> [Direction]
Below are the records; collect from them each line containing the string "this".

******************************

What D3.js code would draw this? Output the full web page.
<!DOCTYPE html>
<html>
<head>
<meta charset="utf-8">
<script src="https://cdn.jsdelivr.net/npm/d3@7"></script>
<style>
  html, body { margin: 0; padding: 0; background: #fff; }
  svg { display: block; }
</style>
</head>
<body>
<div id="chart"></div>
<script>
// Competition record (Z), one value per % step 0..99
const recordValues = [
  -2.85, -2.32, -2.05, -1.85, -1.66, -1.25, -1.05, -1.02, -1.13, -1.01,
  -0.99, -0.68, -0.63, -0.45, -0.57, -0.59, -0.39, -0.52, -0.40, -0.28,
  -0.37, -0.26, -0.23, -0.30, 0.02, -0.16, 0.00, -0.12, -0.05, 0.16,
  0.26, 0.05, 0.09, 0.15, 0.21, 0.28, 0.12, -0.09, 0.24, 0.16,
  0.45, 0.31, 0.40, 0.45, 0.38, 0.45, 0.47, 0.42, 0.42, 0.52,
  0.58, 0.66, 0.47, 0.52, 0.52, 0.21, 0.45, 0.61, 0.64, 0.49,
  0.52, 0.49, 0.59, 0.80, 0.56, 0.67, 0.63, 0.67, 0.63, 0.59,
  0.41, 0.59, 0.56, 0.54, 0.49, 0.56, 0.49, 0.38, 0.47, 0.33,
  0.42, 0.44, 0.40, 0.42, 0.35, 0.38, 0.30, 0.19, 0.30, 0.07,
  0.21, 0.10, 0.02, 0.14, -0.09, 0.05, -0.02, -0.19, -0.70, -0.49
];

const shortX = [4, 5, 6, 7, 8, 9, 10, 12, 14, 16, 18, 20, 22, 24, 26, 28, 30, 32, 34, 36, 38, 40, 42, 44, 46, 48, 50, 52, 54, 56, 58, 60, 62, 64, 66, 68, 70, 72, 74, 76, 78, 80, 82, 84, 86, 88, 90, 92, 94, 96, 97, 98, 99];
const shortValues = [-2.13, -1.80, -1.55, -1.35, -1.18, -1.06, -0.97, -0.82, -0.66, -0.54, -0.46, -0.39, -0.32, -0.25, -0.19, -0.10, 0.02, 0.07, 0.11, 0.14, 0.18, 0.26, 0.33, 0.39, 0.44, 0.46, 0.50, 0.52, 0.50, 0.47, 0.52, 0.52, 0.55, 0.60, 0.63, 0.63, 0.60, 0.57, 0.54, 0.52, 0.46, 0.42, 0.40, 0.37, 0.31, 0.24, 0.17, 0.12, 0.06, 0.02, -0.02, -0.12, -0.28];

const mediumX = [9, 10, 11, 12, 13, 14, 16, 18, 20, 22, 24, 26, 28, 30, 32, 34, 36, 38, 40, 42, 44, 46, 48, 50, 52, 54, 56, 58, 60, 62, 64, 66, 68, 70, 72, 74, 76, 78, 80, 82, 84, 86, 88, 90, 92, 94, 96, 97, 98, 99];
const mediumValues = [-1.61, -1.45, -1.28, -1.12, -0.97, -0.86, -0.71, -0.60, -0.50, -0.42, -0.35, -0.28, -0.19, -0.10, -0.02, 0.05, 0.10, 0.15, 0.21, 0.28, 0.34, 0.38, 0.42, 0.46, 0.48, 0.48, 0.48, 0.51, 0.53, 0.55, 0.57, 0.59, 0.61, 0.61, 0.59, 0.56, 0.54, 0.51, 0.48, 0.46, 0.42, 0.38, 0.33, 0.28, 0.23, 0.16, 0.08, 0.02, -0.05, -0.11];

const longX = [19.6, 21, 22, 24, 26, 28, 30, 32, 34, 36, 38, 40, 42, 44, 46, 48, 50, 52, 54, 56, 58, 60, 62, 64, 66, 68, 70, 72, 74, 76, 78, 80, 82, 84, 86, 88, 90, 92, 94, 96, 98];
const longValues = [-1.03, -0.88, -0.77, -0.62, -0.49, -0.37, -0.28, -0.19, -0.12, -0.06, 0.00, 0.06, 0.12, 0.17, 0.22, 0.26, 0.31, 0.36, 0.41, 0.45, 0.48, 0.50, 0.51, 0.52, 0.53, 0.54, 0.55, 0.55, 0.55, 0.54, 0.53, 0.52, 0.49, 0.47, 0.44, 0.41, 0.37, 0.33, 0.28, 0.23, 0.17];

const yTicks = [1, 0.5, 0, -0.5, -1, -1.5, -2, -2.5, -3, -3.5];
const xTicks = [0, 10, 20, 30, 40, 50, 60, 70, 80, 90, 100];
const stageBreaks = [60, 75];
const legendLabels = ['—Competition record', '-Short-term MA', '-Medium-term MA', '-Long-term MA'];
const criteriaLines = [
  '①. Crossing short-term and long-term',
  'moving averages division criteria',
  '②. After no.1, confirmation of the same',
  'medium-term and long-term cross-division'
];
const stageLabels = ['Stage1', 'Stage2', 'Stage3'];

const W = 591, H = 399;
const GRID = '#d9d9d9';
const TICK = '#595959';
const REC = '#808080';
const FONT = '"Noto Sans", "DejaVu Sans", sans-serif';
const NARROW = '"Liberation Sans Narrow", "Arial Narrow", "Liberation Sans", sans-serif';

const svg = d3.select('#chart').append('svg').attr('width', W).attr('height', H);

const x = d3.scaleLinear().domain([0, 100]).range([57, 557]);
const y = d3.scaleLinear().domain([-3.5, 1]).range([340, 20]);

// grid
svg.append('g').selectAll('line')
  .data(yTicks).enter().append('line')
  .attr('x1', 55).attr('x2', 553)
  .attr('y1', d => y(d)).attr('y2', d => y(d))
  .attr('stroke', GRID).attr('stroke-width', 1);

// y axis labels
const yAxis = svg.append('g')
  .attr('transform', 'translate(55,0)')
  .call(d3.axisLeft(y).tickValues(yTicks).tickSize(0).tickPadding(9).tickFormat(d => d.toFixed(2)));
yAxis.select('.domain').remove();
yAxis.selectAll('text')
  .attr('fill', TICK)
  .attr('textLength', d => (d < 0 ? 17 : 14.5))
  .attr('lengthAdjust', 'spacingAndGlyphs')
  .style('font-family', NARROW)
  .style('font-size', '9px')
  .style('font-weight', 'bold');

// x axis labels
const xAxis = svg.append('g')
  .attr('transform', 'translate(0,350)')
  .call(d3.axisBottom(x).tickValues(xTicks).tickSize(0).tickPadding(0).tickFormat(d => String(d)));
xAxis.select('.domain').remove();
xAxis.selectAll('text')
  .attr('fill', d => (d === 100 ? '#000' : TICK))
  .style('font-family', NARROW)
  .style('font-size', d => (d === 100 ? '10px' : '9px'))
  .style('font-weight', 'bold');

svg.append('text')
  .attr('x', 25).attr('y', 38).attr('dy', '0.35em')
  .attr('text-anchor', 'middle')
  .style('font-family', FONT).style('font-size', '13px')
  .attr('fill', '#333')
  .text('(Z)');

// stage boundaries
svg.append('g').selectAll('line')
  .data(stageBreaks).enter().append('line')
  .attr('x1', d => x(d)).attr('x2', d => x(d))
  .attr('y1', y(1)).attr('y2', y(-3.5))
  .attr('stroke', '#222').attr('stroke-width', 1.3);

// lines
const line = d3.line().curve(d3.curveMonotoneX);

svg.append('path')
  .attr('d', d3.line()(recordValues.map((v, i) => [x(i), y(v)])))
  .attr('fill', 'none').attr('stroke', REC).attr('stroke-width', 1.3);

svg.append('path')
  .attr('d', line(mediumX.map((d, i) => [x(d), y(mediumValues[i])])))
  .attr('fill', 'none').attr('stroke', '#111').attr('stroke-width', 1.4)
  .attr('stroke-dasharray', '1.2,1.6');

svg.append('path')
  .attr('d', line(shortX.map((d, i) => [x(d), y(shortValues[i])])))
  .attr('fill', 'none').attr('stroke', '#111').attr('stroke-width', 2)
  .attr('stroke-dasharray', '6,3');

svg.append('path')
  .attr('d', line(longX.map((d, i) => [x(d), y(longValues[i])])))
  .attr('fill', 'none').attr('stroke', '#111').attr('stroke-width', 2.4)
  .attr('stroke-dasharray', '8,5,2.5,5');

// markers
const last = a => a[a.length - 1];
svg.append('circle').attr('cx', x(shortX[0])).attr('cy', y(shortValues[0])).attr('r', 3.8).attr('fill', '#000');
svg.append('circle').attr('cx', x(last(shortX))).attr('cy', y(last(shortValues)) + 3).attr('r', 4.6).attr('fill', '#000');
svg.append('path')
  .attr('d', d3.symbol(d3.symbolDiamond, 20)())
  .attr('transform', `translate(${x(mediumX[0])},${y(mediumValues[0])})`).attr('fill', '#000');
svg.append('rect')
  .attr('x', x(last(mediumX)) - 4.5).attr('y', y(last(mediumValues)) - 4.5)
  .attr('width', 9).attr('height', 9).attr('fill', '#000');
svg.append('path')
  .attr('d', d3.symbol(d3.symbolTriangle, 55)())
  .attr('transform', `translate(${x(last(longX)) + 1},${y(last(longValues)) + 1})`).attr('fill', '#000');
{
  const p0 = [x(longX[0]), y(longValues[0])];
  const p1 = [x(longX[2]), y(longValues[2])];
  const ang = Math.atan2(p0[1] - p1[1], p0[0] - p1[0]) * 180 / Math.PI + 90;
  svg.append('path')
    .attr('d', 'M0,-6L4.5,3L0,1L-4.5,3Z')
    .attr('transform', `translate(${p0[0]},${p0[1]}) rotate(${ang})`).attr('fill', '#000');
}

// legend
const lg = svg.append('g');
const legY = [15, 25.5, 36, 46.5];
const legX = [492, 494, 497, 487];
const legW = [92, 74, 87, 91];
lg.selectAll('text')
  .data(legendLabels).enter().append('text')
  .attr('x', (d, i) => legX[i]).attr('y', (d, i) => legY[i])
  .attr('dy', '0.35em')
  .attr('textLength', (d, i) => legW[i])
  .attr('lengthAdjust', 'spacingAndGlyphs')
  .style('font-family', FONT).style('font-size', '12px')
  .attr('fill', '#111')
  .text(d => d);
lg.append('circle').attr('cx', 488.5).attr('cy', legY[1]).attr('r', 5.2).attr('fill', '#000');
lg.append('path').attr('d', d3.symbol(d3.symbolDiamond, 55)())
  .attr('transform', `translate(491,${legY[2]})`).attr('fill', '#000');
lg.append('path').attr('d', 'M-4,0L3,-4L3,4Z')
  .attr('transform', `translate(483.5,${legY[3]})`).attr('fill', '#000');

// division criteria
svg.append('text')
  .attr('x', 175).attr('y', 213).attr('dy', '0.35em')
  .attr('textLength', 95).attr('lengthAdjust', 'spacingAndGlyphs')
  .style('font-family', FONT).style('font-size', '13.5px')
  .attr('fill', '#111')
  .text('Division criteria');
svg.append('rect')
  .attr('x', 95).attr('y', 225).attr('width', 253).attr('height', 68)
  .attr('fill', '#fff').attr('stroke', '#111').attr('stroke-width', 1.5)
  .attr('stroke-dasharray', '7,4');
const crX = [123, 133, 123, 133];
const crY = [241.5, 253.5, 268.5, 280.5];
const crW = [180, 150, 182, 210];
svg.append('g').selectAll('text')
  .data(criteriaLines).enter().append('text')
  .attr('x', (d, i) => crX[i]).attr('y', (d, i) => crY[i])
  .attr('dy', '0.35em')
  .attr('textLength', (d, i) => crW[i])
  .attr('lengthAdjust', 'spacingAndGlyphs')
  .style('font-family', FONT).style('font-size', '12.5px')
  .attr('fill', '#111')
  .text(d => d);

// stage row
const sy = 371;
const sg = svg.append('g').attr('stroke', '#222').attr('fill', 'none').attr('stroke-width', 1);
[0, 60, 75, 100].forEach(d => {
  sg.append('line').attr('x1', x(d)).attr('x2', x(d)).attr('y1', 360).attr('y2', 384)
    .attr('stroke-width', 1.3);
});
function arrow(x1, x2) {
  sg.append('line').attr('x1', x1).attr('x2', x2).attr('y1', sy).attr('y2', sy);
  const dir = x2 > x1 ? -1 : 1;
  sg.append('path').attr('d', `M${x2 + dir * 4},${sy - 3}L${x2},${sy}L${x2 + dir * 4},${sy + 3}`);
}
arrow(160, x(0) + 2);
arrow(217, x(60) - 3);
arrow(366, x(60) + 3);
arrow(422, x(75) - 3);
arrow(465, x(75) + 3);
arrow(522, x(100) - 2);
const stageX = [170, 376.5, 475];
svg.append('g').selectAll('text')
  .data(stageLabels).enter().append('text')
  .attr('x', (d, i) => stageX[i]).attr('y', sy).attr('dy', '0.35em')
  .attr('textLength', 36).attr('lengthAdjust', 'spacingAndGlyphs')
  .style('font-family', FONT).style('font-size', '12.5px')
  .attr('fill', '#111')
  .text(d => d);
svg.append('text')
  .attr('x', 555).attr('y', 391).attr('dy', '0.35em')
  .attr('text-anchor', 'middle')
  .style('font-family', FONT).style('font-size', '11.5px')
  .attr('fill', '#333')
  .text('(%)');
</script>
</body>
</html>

******************************

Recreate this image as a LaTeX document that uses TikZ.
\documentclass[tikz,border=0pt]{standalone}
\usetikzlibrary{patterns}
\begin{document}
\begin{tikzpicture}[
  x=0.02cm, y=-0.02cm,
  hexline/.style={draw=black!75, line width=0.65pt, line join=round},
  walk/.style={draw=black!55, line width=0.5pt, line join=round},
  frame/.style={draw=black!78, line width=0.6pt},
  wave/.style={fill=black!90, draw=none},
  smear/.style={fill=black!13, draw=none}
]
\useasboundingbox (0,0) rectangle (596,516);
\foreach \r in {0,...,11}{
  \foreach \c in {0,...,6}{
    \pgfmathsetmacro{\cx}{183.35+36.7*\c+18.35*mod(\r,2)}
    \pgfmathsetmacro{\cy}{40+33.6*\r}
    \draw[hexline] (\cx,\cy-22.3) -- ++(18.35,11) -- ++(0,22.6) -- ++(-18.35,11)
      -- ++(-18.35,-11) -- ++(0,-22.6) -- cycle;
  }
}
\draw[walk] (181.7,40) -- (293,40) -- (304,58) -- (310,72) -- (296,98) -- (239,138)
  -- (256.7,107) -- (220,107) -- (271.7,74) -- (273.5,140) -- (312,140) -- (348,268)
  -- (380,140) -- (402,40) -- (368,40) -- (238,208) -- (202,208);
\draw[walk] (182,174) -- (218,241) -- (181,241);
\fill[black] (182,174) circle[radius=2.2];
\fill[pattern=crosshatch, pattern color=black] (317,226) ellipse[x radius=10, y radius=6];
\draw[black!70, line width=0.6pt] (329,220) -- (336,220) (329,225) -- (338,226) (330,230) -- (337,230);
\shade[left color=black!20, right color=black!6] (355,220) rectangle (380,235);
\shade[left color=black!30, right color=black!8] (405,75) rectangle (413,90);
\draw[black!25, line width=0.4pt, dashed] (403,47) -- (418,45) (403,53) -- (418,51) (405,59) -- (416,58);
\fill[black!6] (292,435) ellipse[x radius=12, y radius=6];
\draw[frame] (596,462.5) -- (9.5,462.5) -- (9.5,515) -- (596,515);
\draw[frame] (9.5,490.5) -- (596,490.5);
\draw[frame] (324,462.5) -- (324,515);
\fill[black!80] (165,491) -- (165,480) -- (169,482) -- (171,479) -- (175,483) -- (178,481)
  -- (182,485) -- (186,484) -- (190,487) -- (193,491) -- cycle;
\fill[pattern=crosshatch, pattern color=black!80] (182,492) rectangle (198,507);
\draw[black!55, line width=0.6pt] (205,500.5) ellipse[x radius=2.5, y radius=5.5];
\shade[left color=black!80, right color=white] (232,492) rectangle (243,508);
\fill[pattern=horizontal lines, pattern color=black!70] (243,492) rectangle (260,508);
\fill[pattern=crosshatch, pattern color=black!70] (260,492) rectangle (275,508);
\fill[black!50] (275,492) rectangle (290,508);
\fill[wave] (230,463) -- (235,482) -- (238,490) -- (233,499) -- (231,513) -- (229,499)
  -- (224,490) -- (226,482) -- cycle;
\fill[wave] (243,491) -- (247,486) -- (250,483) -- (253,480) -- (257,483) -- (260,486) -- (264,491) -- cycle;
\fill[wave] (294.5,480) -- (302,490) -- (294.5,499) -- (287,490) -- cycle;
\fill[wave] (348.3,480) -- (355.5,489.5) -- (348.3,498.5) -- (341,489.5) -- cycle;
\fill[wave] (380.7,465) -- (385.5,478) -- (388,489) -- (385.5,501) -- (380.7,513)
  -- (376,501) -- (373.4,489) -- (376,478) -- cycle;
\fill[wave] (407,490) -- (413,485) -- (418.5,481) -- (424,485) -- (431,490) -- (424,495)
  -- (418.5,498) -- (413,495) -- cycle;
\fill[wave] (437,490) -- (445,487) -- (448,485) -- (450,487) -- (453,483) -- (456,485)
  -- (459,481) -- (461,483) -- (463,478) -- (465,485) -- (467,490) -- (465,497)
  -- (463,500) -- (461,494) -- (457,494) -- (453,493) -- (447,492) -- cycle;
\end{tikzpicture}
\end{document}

******************************

> [Reply to the exercise]
What D3.js code would draw this? Output the full web page.
Recreate this image as a LaTeX document that uses TikZ.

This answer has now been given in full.